Avera Medical Minute: Addressing air quality concerns
SIOUX FALLS, S.D. (Dakota News Now) - Fires from Canada have been leading to poor air quality in the eastern United States, and earlier this spring, you may remember when parts of South Dakota experienced smoke settling from Canada.
Tonight’s Medical Minute gives a closer look at what air quality means and how it can affect your health.
Most days when you step outside, the sun is shining.
But sometimes, that breath of fresh air you’re expecting is clouded by poor air quality.
“The Environmental Protection Agency actually has some guidelines set up on air quality,” said pulmonologist Anthony Hericks. “They put certain levels there that are to hopefully help us decide whether it’s a healthy environment to be in, and they can rate it as mild, moderate or severe.”
The Environmental Protection Agency has an air quality index that levels from 0 to 500. The higher that number is, the greater the level of air pollution.
“Normally, a level of air quality index less than 50 is what we consider normal or healthy. Once you start getting up into that 100 point on the air quality measure, that’s where people with lung disease or at-risk disease processes that may affect their breathing will have troubles, and into the 300 range is where we start seeing patients without any lung disease have problems,” said Hericks.
Recently, fires from Canada have been affecting the air quality in the eastern side of the United States.
Meteorologists use different models to determine where smoke from those fires will travel and potentially affect the area where you live.
“We have computer models that guide us and show us where the smoke is now and where it might be over the next 24-48 hours, so we tend to look at those and are able to tell people whether or not the smoke will be pretty thick or not,” said Phil Schreck, chief meteorologist at Dakota News Now.
The jet stream plays a role in that.
“Let’s say the fires are in western Canada, and if the jet stream is coming in, going north, through western Canada and turning the corner and coming back down, straight down from the north as it has in the recent past, that will bring that smoke down, and it depends on how long that jet stream pattern will stay like that,” said Schreck.

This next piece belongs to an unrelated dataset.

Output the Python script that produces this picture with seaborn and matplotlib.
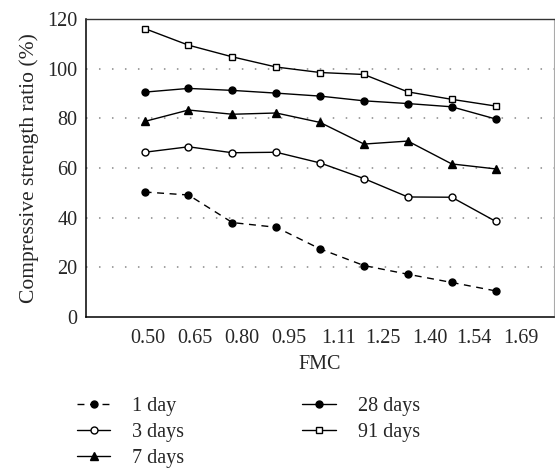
import matplotlib
matplotlib.use('Agg')
import matplotlib.pyplot as plt
import seaborn as sns
import pandas as pd

# FMC positions of the points and axis tick labels
fmc = [0.49, 0.63, 0.77, 0.91, 1.05, 1.19, 1.33, 1.47, 1.61]
fmc_ticks = [0.50, 0.65, 0.80, 0.95, 1.11, 1.25, 1.40, 1.54, 1.69]
fmc_tick_labels = ['0.50', '0.65', '0.80', '0.95', '1.11', '1.25', '1.40', '1.54', '1.69']

# compressive strength ratio (%) per curing age
day1 = [50.3, 49.1, 38.0, 36.1, 27.4, 20.7, 17.2, 13.9, 10.5]
day3 = [66.3, 68.5, 66.1, 66.3, 62.0, 55.7, 48.3, 48.2, 38.5]
day7 = [78.7, 83.3, 81.6, 82.1, 78.3, 69.6, 70.8, 61.6, 59.6]
day28 = [90.5, 92.0, 91.2, 90.1, 88.9, 87.0, 85.9, 84.6, 79.7]
day91 = [116.1, 109.4, 104.7, 100.6, 98.4, 97.6, 90.6, 87.6, 84.9]

series_names = ['1 day', '3 days', '7 days', '28 days', '91 days']
series_values = [day1, day3, day7, day28, day91]

# style of each curve
styles = {
    '1 day': dict(marker='o', ms=5.0, mfc='black', ls=(0, (5, 4))),
    '3 days': dict(marker='o', ms=5.0, mfc='white', ls='-'),
    '7 days': dict(marker='^', ms=6.0, mfc='black', ls='-'),
    '28 days': dict(marker='o', ms=5.0, mfc='black', ls='-'),
    '91 days': dict(marker='s', ms=4.8, mfc='white', ls='-'),
}

FS = 14.5

sns.set_style('white')
plt.rcParams['font.family'] = ['Liberation Serif', 'DejaVu Serif']

fig = plt.figure(figsize=(5.55, 4.71), dpi=100)
ax = fig.add_axes([0.155, 0.327, 0.843, 0.633])

for name, vals in zip(series_names, series_values):
    df = pd.DataFrame({'FMC': fmc, 'ratio': vals})
    st = styles[name]
    sns.lineplot(data=df, x='FMC', y='ratio', ax=ax, color='black', lw=1.0,
                 marker=st['marker'], markersize=st['ms'],
                 markerfacecolor=st['mfc'], markeredgecolor='black',
                 markeredgewidth=1.0, linestyle=st['ls'], label=name)

ax.set_xlim(0.303, 1.796)
ax.set_ylim(0, 120)
ax.set_xticks(fmc_ticks)
ax.set_xticklabels(fmc_tick_labels)
ax.set_yticks([0, 20, 40, 60, 80, 100, 120])

for yv in [20, 40, 60, 80, 100]:
    ax.axhline(yv, color='#888888', lw=1.1, ls=(0, (1, 7.5)), zorder=0)

ax.tick_params(axis='x', direction='in', length=5.5, width=1.0, pad=9,
               labelsize=FS, color='black')
ax.tick_params(axis='y', direction='in', length=3, width=1.0, pad=6,
               labelsize=FS, color='black')

ax.set_xlabel('FMC', fontsize=FS, labelpad=5)
ax.set_ylabel('Compressive strength ratio (%)', fontsize=15.5, labelpad=6)

for side in ['left', 'bottom']:
    ax.spines[side].set_color('black')
    ax.spines[side].set_linewidth(1.1)
ax.spines['top'].set_color('#333333')
ax.spines['top'].set_linewidth(1.0)
ax.spines['right'].set_color('#aaaaaa')
ax.spines['right'].set_linewidth(0.8)

handles, labels = ax.get_legend_handles_labels()
ax.legend(handles, labels, ncol=2, frameon=False, fontsize=FS,
          loc='upper left', bbox_to_anchor=(77 / 555, 1 - 397 / 471),
          bbox_transform=fig.transFigure, borderpad=0, borderaxespad=0,
          handlelength=1.65, handletextpad=1.1, columnspacing=5.85,
          labelspacing=0.35)

fig.savefig('out.png', dpi=100)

Dr. Hericks says how you will be affected when the air quality reaches certain levels all depends on your sensitivity.
“It’s just like allergens, that if you have allergies to cats and you walk into somebody’s home that has one cat, you may have a severe allergic reaction, where if you don’t have any allergies, you never know that the cat is there, so it really depends on your sensitivity to whatever that particulate matter or problem in the air is,” said Hericks. “If you’re an asthmatic, it may cause you to have more chest tightness, more shortness of breath, more wheezing — those kind of things. As a person without any lung problems, you might not have any symptoms whatsoever at the lower levels.”
If you are at risk or just want to take extra precautions, there are some steps you can take.
“Make sure your windows are closed and sealed, make sure you avoid extended periods of time outside, make sure you avoid excessive activities that would cause you to breathe in deeper or heavier or longer. If you have an air conditioner, make sure that it’s working appropriately and that your filters and your furnace area are changed to collect that debris — those are probably the most important things you can do to maintain adequate air quality in your home while the air quality outside is poor,” said Hericks.
Address air quality concerns so you can stay on top of your health.
“Obviously, this is something that is concerning because of all the media that’s going out, and that’s why we are talking about it right now,” said Hericks. “If you do have a lot of symptoms or a lot of concerns, then get hold of your primary care provider, and just make sure you keep good lung health.”